Majestic SEO is interested in the SEO industry so when I send out a press release I don’t send it out to the BBC, I send it out to Bas van des Beld at State of Search or Barry Schwartz at Search Engine Roundtable or Danny Sullivan at Search Engine Land. These are the people that influence the industry and if you can’t give them good content or allow them the opportunity to make use of that good content then there was no point in creating it.
In terms of Majestic SEO’s plans for the near future, could you give some upcoming highlights for the benefit of your fanbase?
Well, I can’t give too much away as it seems everytime we come out with something out competitors seem to try and create something similar (laughs). I think that we have been instrumental in 2012 in developing new functionality and backing history charts over short time periods so you can see what happens to any website over time. We also brought out Flowmetrics last year and I think those are really exciting.
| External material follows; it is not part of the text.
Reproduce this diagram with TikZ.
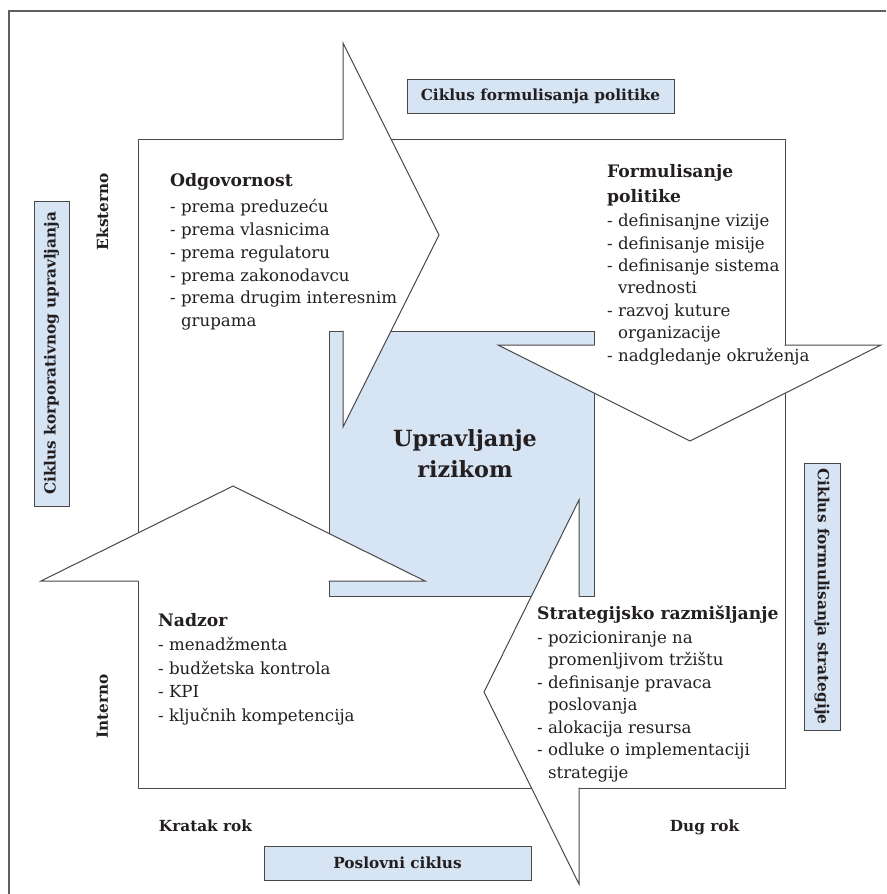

Flowmetrics for those who don’t know are two scores at the moment, we have Citation flow and Trust flow; two scores between 100 for every URL. Citation flow in very short terms is an idea of a link quality to a URL and Trust flow is the concept of the trust of those links to that URL.
The maths behind Flowmetrics is quite complicated, but the methodology we are using gives us the opportunity to expand in other areas, so we don’t have to stick to the two metrics we have got now, we can intrinsically use this information with different starting points and bits of information to come up with new ideas of how to qualitatively understand a URL perhaps within context; around the anchor text for example. As we move through 2013 we move from a more quantitative analysis of what a URL is worth to a more qualitative analysis.
At Kalexiko, we offer SEO solutions as one of our services, therefore we understand when building links that good link profile is very important. When using Majestic SEO all the information regarding this all given to you, so we're looking forward to seeing what Majestic SEO can bring to it’s fans in 2013 obviously virtually all webmasters know and use Majestic SEO regularly, how will you outdo your current level of service?
What is interesting is the knowledge divide between those using the freebie and the those using the paid data. When you delve into the paid data some of the stuff you can use within the paid system is really good. For example, a system we have had for three years is Clique Hunter. Clique Hunter will allow you put up to ten web pages into your favourite search engine and you can put in a keyword and come back with ten URL's that appear there. If you put those into Clique Hunter it will show you all of the URL's that link to 3, 4 or 5 of those results.
Now that gives you hubs of authority as it shows where the search engine has decided that there is a relationship between these sites and the site that is linking all of them. So the chances are that these sites are linking to multiple people in that search phrase. These are influencing that search phrase and certainly not harming it as they are still ranking in the top ten. So that gives you a really targeted place to start looking, I’m not going to say that they are all easy links to pick up, what I'm saying is those hubs of authority are specific to that keyword or that industry at least.
Thank you so much for your time, for those of you who don’t know Majestic SEO are based in the same building as us, so we are very fortunate to have Majestic based near to discuss ideas and bounce off one another.
Thank you for bringing me round and having a chat and give me a shout. Its good for us to have agencies around and tell us what we are going wrong in our tracks (laughs).